L’étrange échec de Tim Burton

Avec moins de 5 millions de dollars de recettes, Ed Wood est un four, le premier jamais essuyé par le réalisateur, qui reste philosophe face à ce revers. Trop personnel et peu commercial, le film est toutefois un succès critique qui lui permet d’obtenir deux récompenses très prisées aux oscars.

Figure célébrée encore de nos jours, Edward Wood Jr et son histoire ne devaient pas avoir assez de potentiel pour être reconnu par le public comme un visage populaire marquant, alors que tant de biopics ampoulés et sans prise de risque obtiennent les faveurs du box-office.

Tout en s’appropriant quelque peu son univers et en y mettant de sa fantaisie si particulière, Burton parvient à apporter un regard neuf sur l’un de ces oubliés du système dont l’aura culte n’est reconnue qu’à titre posthume. Comédie dramatique de haute qualité, Ed Wood parvient maintenant à séduire un nouveau public et à l’instar de celui qui l’a inspiré connaît un véritable regain d’intérêt à posteriori du succès de son auteur, devenu, paradoxalement, un réalisateur au succès qui ne se dément pas mais qui toutefois divise.

LES ANECDOTES


Hommage au “plus mauvais réalisateur de tous les temps”, Ed Wood se devait d’afficher son lot de caméos clin d’oeil. Ainsi Conrad Brooks, acteur récurrent de la filmographie d’Ed Wood, apparaît-il en barman lors de la rencontre entre Ed Wood et Orson Welles. Gergory Walcott, l’un des acteurs principaux de Plan 9 From Outer Space, fait lui aussi une apparition, en présentant Ed Wood à Vampira.

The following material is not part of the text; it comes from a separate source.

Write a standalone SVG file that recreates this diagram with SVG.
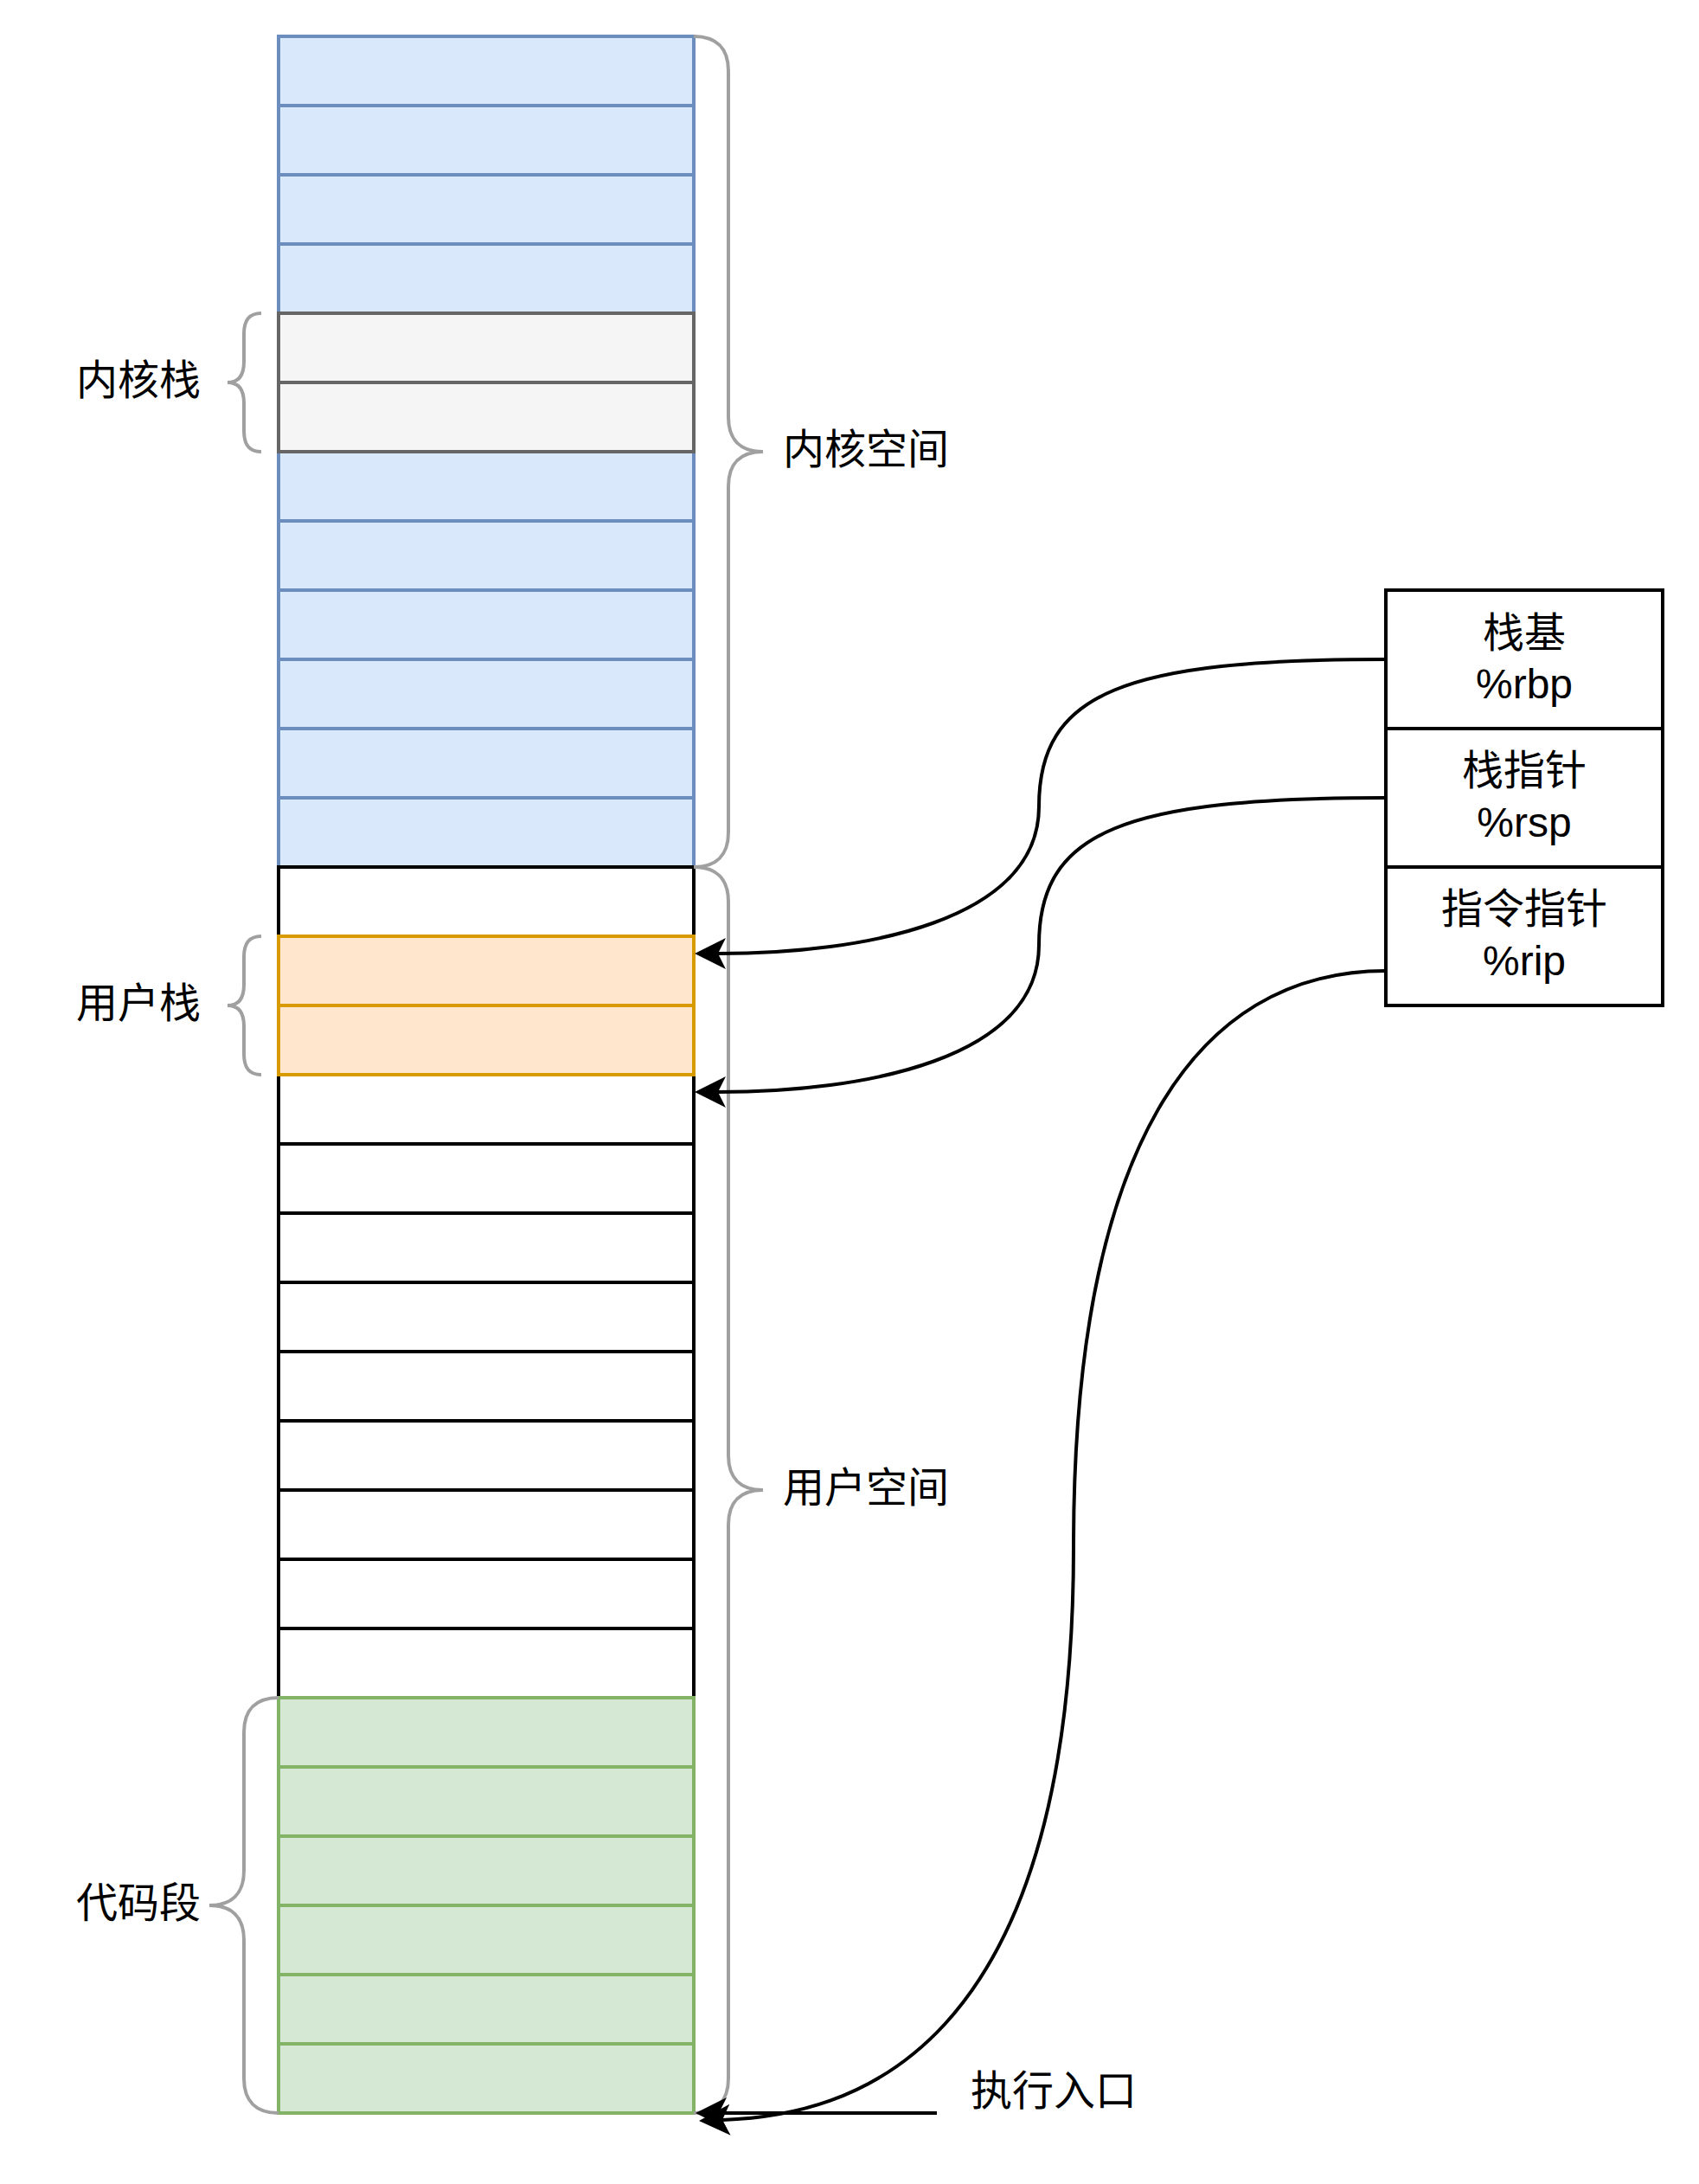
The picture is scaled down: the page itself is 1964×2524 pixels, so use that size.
<svg xmlns="http://www.w3.org/2000/svg" width="1964" height="2524" viewBox="0 0 1964 2524">
<style>
.t{font-family:"Liberation Sans","Noto Sans CJK SC",sans-serif;font-size:48px;fill:#000}
.c{text-anchor:middle}
.blue{fill:#dae8fc;stroke:#6c8ebf;stroke-width:4}
.gray{fill:#f5f5f5;stroke:#666666;stroke-width:4}
.org{fill:#ffe6cc;stroke:#d79b00;stroke-width:4}
.grn{fill:#d5e8d4;stroke:#82b366;stroke-width:4}
.wht{fill:#ffffff;stroke:#000000;stroke-width:4}
.br{fill:none;stroke:#a0a0a0;stroke-width:4}
.edge{fill:none;stroke:#000;stroke-width:4}
</style>
<defs>
<marker id="arr" viewBox="0 0 36 36" refX="9" refY="18" markerWidth="36" markerHeight="36" markerUnits="userSpaceOnUse" orient="auto">
<path d="M0,0 L36,18 L0,36 L9,18 Z" fill="#000"/>
</marker>
</defs>
<g id="kernel-rows">
<rect class="blue" x="322" y="42" width="480" height="80"/>
<rect class="blue" x="322" y="122" width="480" height="80"/>
<rect class="blue" x="322" y="202" width="480" height="80"/>
<rect class="blue" x="322" y="282" width="480" height="80"/>
<rect class="blue" x="322" y="522" width="480" height="80"/>
<rect class="blue" x="322" y="602" width="480" height="80"/>
<rect class="blue" x="322" y="682" width="480" height="80"/>
<rect class="blue" x="322" y="762" width="480" height="80"/>
<rect class="blue" x="322" y="842" width="480" height="80"/>
<rect class="blue" x="322" y="922" width="480" height="80"/>
</g>
<g id="kernel-stack">
<rect class="gray" x="322" y="362" width="480" height="80"/>
<rect class="gray" x="322" y="442" width="480" height="80"/>
</g>
<g id="user-rows">
<rect class="wht" x="322" y="1002" width="480" height="80"/>
<rect class="wht" x="322" y="1242" width="480" height="80"/>
<rect class="wht" x="322" y="1322" width="480" height="80"/>
<rect class="wht" x="322" y="1402" width="480" height="80"/>
<rect class="wht" x="322" y="1482" width="480" height="80"/>
<rect class="wht" x="322" y="1562" width="480" height="80"/>
<rect class="wht" x="322" y="1642" width="480" height="80"/>
<rect class="wht" x="322" y="1722" width="480" height="80"/>
<rect class="wht" x="322" y="1802" width="480" height="80"/>
<rect class="wht" x="322" y="1882" width="480" height="80"/>
</g>
<g id="user-stack">
<rect class="org" x="322" y="1082" width="480" height="80"/>
<rect class="org" x="322" y="1162" width="480" height="80"/>
</g>
<g id="code-segment">
<rect class="grn" x="322" y="1962" width="480" height="80"/>
<rect class="grn" x="322" y="2042" width="480" height="80"/>
<rect class="grn" x="322" y="2122" width="480" height="80"/>
<rect class="grn" x="322" y="2202" width="480" height="80"/>
<rect class="grn" x="322" y="2282" width="480" height="80"/>
<rect class="grn" x="322" y="2362" width="480" height="80"/>
</g>
<g id="brace-kernel-stack">
<path class="br" d="M302,362 C288,362 282,370 282,386 L282,418 C282,434 276,442 263,442 C276,442 282,450 282,466 L282,498 C282,514 288,522 302,522"/>
<text class="t c" x="160" y="439" dominant-baseline="central">内核栈</text>
</g>
<g id="brace-user-stack">
<path class="br" d="M302,1082 C288,1082 282,1090 282,1106 L282,1138 C282,1154 276,1162 263,1162 C276,1162 282,1170 282,1186 L282,1218 C282,1234 288,1242 302,1242"/>
<text class="t c" x="160" y="1159" dominant-baseline="central">用户栈</text>
</g>
<g id="brace-code">
<path class="br" d="M322,1962 C296,1962 282,1976 282,2002 L282,2162 C282,2188 268,2202 242,2202 C268,2202 282,2216 282,2242 L282,2402 C282,2428 296,2442 322,2442"/>
<text class="t c" x="160" y="2199" dominant-baseline="central">代码段</text>
</g>
<g id="brace-kernel-space">
<path class="br" d="M802,42 C828,42 842,56 842,82 L842,482 C842,508 856,522 882,522 C856,522 842,536 842,562 L842,962 C842,988 828,1002 802,1002"/>
<text class="t" x="905" y="519" dominant-baseline="central">内核空间</text>
</g>
<g id="brace-user-space">
<path class="br" d="M802,1002 C828,1002 842,1016 842,1042 L842,1682 C842,1708 856,1722 882,1722 C856,1722 842,1736 842,1762 L842,2402 C842,2428 828,2442 802,2442"/>
<text class="t" x="905" y="1719" dominant-baseline="central">用户空间</text>
</g>
<g id="registers">
<rect class="wht" x="1602" y="682" width="320" height="160"/>
<rect class="wht" x="1602" y="842" width="320" height="160"/>
<rect class="wht" x="1602" y="1002" width="320" height="160"/>
<text class="t c" x="1762" y="731" dominant-baseline="central">栈基</text>
<text class="t c" x="1762" y="807">%rbp</text>
<text class="t c" x="1762" y="890" dominant-baseline="central">栈指针</text>
<text class="t c" x="1762" y="967">%rsp</text>
<text class="t c" x="1762" y="1050" dominant-baseline="central">指令指针</text>
<text class="t c" x="1762" y="1127">%rip</text>
</g>
<g id="entry-label">
<text class="t" x="1122" y="2416" dominant-baseline="central">执行入口</text>
</g>
<g id="connectors">
<path class="edge" marker-end="url(#arr)" d="M1602,762 C1300,762 1201,800 1201,932 C1201,1064 1000,1102 830,1102"/>
<path class="edge" marker-end="url(#arr)" d="M1602,922 C1300,922 1201,960 1201,1092 C1201,1224 1000,1262 830,1262"/>
<path class="edge" marker-end="url(#arr)" d="M1602,1122 C1380,1122 1241,1330 1241,1787 C1241,2380 980,2445 835,2450"/>
<path class="edge" marker-end="url(#arr)" d="M1083,2442 L831,2442"/>
</g>
</svg>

Avec Sweeney ToddEd Wood fait parti des deux seuls films de Burton dans lequel ne figure pas Danny Elfman. En effet les deux hommes se sont brouillé juste après avoir fait L’Etrange Noël de Monsieur Jack. Ils se sont retrouvé depuis bien sûr et parlent volontiers de cet incident en le comparant à une crise de couple : parfois il faut savoir s’éloigner pour mieux revenir.